A palavra é esvaziada de valores e conteúdo, razão pela qual chamas o

assassinato de morte e que, por fim, os EUA mataram? Bin Laden. Não

trato de justificá-lo sob nenhum conceito, sou contra todas as formas de

terrorismo, desde a praticada por esses grupos armados até o terrorismo

de Estado que o teu país exerce em diversas partes do mundo apoiando

ditadores, impondo bases militares e intervenção armada, exercendo a violência para

manter-se pelo terror no eixo do poder mundial. Há um só eixo do mal?

Como o chamarias?

Será que é por esse motivo que o povo dos EUA vive com tanto medo de

represálias daqueles que chamam de eixo do mal? É simplismo e

hipocrisia querer justificar o injustificável.

A Paz é uma dinâmica de vida nas relações entre as pessoas e os povos;

é um desafio à consciência da humanidade, seu caminho é trabalhoso,

quotidiano e portador de esperança, onde os povos são construtores de sua própria

vida e de sua própria história. A Paz não é dada de presente, ela se constrói e

isso é o que te falta meu caro, coragem para assumir a responsabilidade

histórica com teu povo e a humanidade.

Não podes viver no labirinto do medo e da dominação daqueles que

governam os EUA, desconhecendo os tratados internacionais, os pactos e protocolos,

de governos que assinam, mas não ratificam nada e não cumprem nenhum dos

acordos, mas pretendem falar em nome da liberdade e do direito. Como

podes falar de Paz se não queres assumir nenhum compromisso, a não ser com os

interesses de teu país?

Como podes falar da liberdade quanto tens na prisão pessoas inocentes em

Guantánamo, nos EUA e nas prisões do Iraque, como a de Abu Graib e do

Afeganistão?

Como podes falar de direitos humanos e da dignidade dos povos quando

violas ambos permanentemente e bloqueias quem não compartilha tua ideologia,

obrigando-o a suportar teus abusos?
Como podes enviar forças militares ao Haiti, depois do terremoto

devastador, e não ajuda humanitária a esse povo sofrido?
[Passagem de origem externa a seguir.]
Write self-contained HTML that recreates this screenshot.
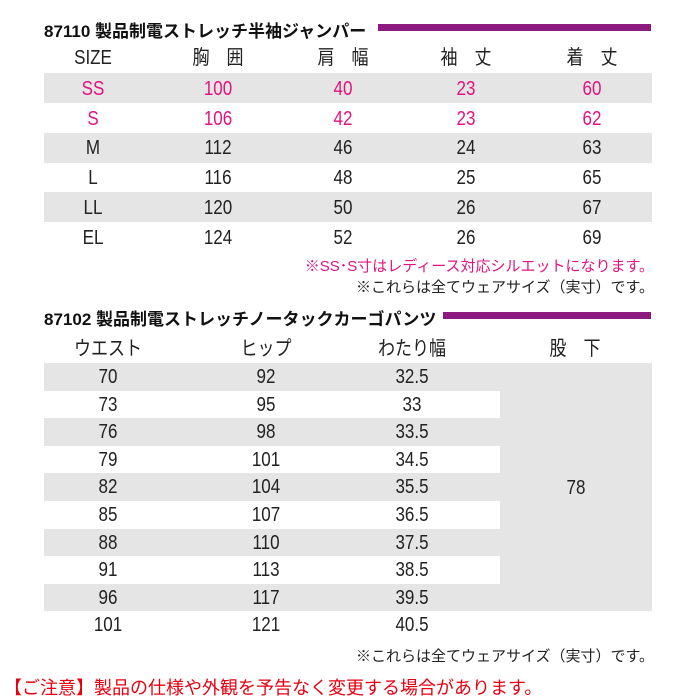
<!DOCTYPE html>
<html><head><meta charset="utf-8"><style>
body{margin:0;width:700px;height:700px;background:#fff;position:relative;overflow:hidden;font-family:"Liberation Sans","Noto Sans CJK JP",sans-serif;color:#222}
.a{position:absolute}
.t{position:absolute;font-weight:bold;font-size:17px;color:#111;white-space:nowrap}
.bar{position:absolute;background:#8e1a80;height:7px}
.g{position:absolute;background:#e5e5e5}
.c{position:absolute;transform:translateX(-50%) scaleX(0.85);font-size:20px;white-space:nowrap;line-height:20px}
.p{color:#e2137f}
.n{position:absolute;right:46px;font-size:15px;white-space:nowrap}
</style></head><body>
<div class="t" style="left:44px;top:17px">87110 製品制電ストレッチ半袖ジャンパー</div>
<div class="bar" style="left:378px;top:24px;width:273px"></div>
<div class="g" style="left:44px;top:73px;width:608px;height:30px"></div>
<div class="g" style="left:44px;top:133px;width:608px;height:30px"></div>
<div class="g" style="left:44px;top:192px;width:608px;height:30px"></div>
<div id="t1"></div>
<div class="n p" style="top:255px">※SS･S寸はレディース対応シルエットになります。</div>
<div class="n" style="top:276px">※これらは全てウェアサイズ（実寸）です。</div>
<div class="t" style="left:44px;top:305px">87102 製品制電ストレッチノータックカーゴパンツ</div>
<div class="bar" style="left:443px;top:312px;width:208px"></div>
<div id="t2"></div>
<div class="n" style="top:645px">※これらは全てウェアサイズ（実寸）です。</div>
<div class="a" style="left:4px;top:674px;font-size:18px;color:#e60012;white-space:nowrap">【ご注意】製品の仕様や外観を予告なく変更する場合があります。</div>
<script>
var h='';
var cx=[93,218,343,466,592];
var hd=['SIZE','胸　囲','肩　幅','袖　丈','着　丈'];
hd.forEach(function(s,i){h+='<div class="c" style="left:'+cx[i]+'px;top:48px">'+s+'</div>';});
var r=[['SS',100,40,23,60],['S',106,42,23,62],['M',112,46,24,63],['L',116,48,25,65],['LL',120,50,26,67],['EL',124,52,26,69]];
r.forEach(function(row,j){row.forEach(function(v,i){h+='<div class="c'+(j<2?' p':'')+'" style="left:'+cx[i]+'px;top:'+(79+j*29.7)+'px">'+v+'</div>';});});
var c2=[108,266,412,575];
['ウエスト','ヒップ','わたり幅','股　下'].forEach(function(s,i){h+='<div class="c" style="left:'+c2[i]+'px;top:339px">'+s+'</div>';});
h+='<div class="g" style="left:500px;top:363px;width:152px;height:248px"></div>';
var d=[[70,92,32.5],[73,95,33],[76,98,33.5],[79,101,34.5],[82,104,35.5],[85,107,36.5],[88,110,37.5],[91,113,38.5],[96,117,39.5],[101,121,40.5]];
d.forEach(function(row,j){var y=363+j*27.6;if(j%2==0&&j<9)h+='<div class="g" style="left:44px;top:'+y+'px;width:456px;height:27.6px"></div>';row.forEach(function(v,i){h+='<div class="c" style="left:'+c2[i]+'px;top:'+(y+4)+'px">'+v+'</div>';});});
h+='<div class="c" style="left:576px;top:478px">78</div>';
document.getElementById('t2').innerHTML=h;
</script>
</body></html>
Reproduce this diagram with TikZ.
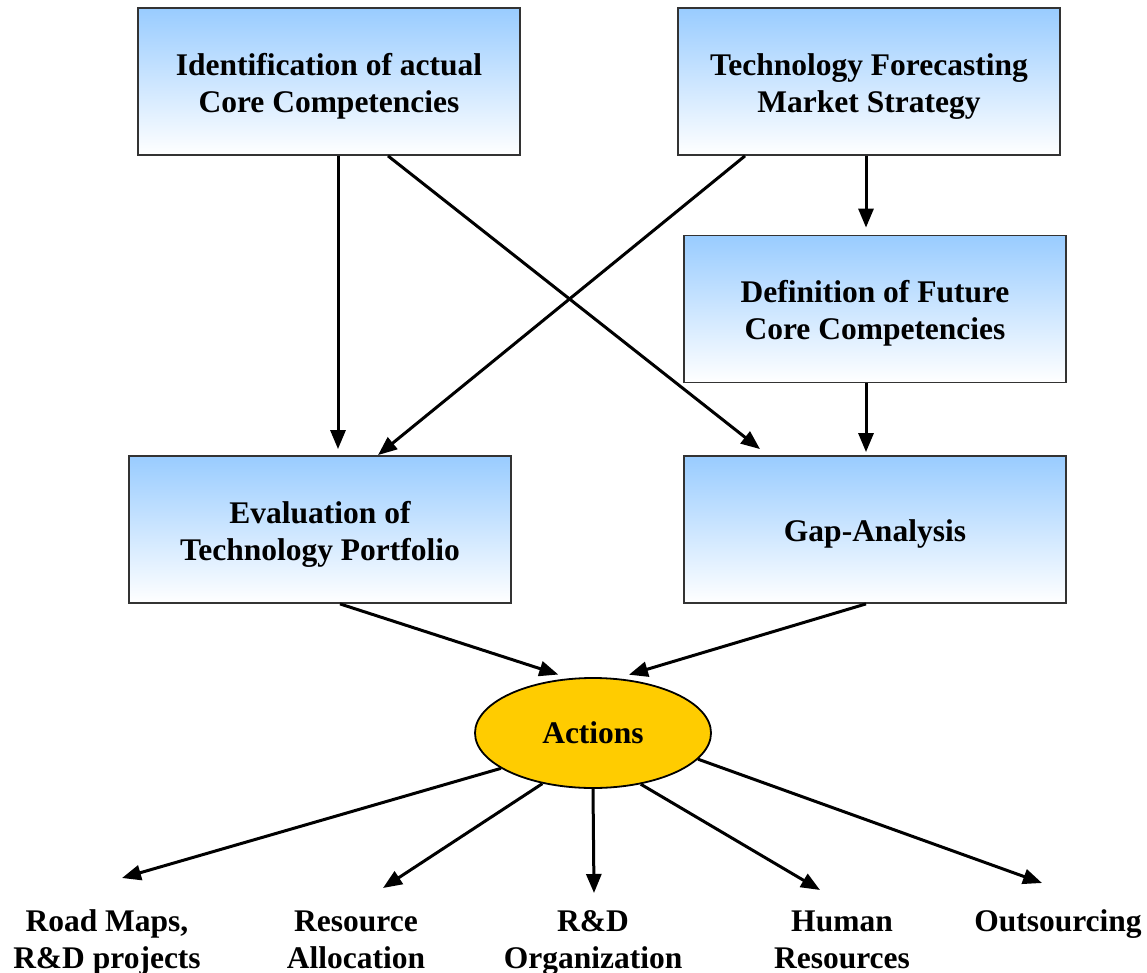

Como podes falar de liberdade quando massacras povos no Oriente Médio e

propaga guerras e tortura, em conflitos intermináveis que sangram

palestinos e israelenses?

Barack, olha para cima de teu labirinto e poderás encontrar a estrela

para te guiar, ainda que se saiba que nunca poderemos alcançá-la, como bem diz Eduardo

Galeano. Busca a coerência entre o que dizes e fazes, essa é a única forma

de não perder o rumo. É um desafio da vida.

O Nobel da Paz é um instrumento ao serviço dos povos, nunca para a

vaidade pessoal.

Te desejo muita força e esperança e esperamos que tenhas a coragem de

corrigir o caminho e encontrar a sabedoria da Paz.


Adolfo Pérez Esquivel, Nobel da Paz 1980.